What it means for regular drivers
For many Portuguese families the debit arrives invisibly through the Via Verde transponder rather than a cash booth, making cost escalation easy to miss until the bank statement lands. A daily Lisbon–Porto routine, still popular among consultants and logistics planners who avoid domestic flights, could go from about €44.45 in total tolls to roughly €45.47. On shorter stretches such as the A2 between Almada and Setúbal or the A5 corridor to Cascais, individual passages will rise by a handful of cents—but multiplied by two directions and twenty workdays the annual bill grows. The pinch is sharper for class 2 and class 3 vehicles, categories that cover vans and light lorries often used by small businesses that already complain of a “silent tax” embedded in the user-pays principle.
Bridges over the Tagus: a different rule
Drivers who cross the 25 de Abril or Vasco da Gama bridges should brace for a fractionally higher adjustment of 2.38 %. The quirk stems from Lusoponte’s concession deed, which uses September inflation rather than October. Because the September index printed at 2.28 %, the extra 0.1 % lifts the allowed hike. The practical outcome is that a class 1 trip between Almada and Lisbon will likely move from the present €2.05 to €2.10, while class 2 vehicles could see the meter touch €4.31. Transport economists underline that even tiny changes on the two Tagus crossings cascade into urban traffic flows, as many drivers recalibrate the trade-off between bridge tolls and longer detours via IC20 or A12.
Freight hauliers and supermarket shelves
Although associations such as ANTRAM and APAT have not issued detailed spreadsheets, trucking firms calculate that a national fleet spending €100,000 a year on motorway fees will now pay about €102,290. Most hauliers operate on razor-thin margins—fuel, wages, AdBlue additives—so they warn that the extra outlay will either be passed on to supply-chain clients or chipped away from profitability. Retail analysts estimate the direct effect on shelf prices remains in the decimal realm, yet the symbolic weight is larger: every fresh cost pressure complicates the Bank of Portugal’s hope that consumer inflation will drift back toward 2 % by late 2026.

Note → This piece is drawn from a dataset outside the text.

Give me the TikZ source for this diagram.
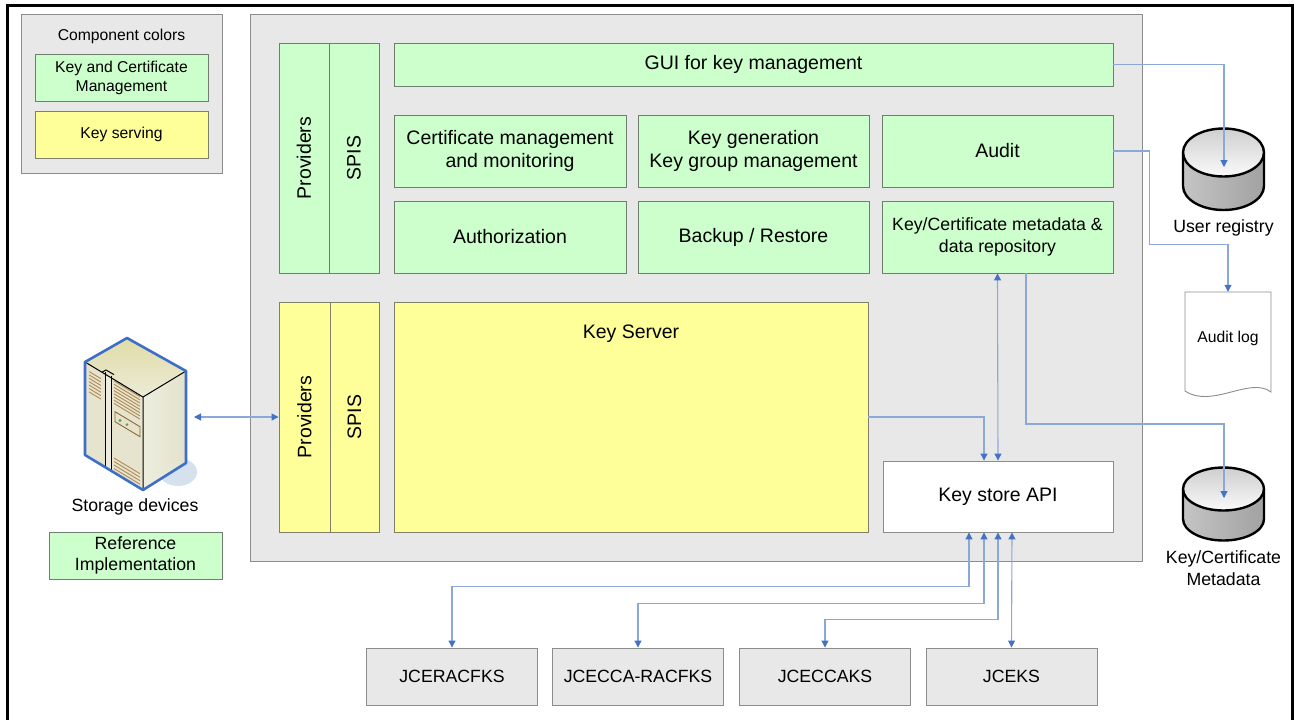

Political debate and potential cushions
Calls to scrap or soften tolls regularly surface in Parliament, especially for stretches of former SCUT routes in the interior. The PS and Chega have floated amendments to erase fees on parts of the A25 and the A2-Meco/Marateca link, arguing that underpopulated regions need cheaper mobility. The Finance Minister, however, keeps citing the hefty multi-billion-euro obligations embedded in concession contracts and insists on the “user pays” doctrine. Existing relief, such as the 50 % discount on several ex-SCUT arteries and the 75 % cut for electric vehicles in designated lanes, will stay in place but is not scheduled to widen next year. Meanwhile a long-promised exemption for heavy lorries on the A41 CREP around Porto has slipped to January 2027 due to what officials call “technical interfaces” between toll readers and tax systems.
What happens next
Mid-December is the moment of truth: if the Government raises no objections to the spreadsheets, motorway operators update the electronic tables and re-programme gantries in time for 00:00 on 1 January. Should regulators detect rounding irregularities, they usually send them back for correction within a week, still leaving ample time before the calendar flips. For drivers, the only visible reminder will be a revised charge on the Via Verde statement. For the broader economy, the modest upward nudge will keep the inflation dialogue alive as wage negotiations for 2026 gain speed. And for anyone dreaming of a pause in toll climbs, the numbers suggest patience: unless inflation surprises on the downside next autumn, the index-linked escalator is already pointing toward another rise twelve months from now.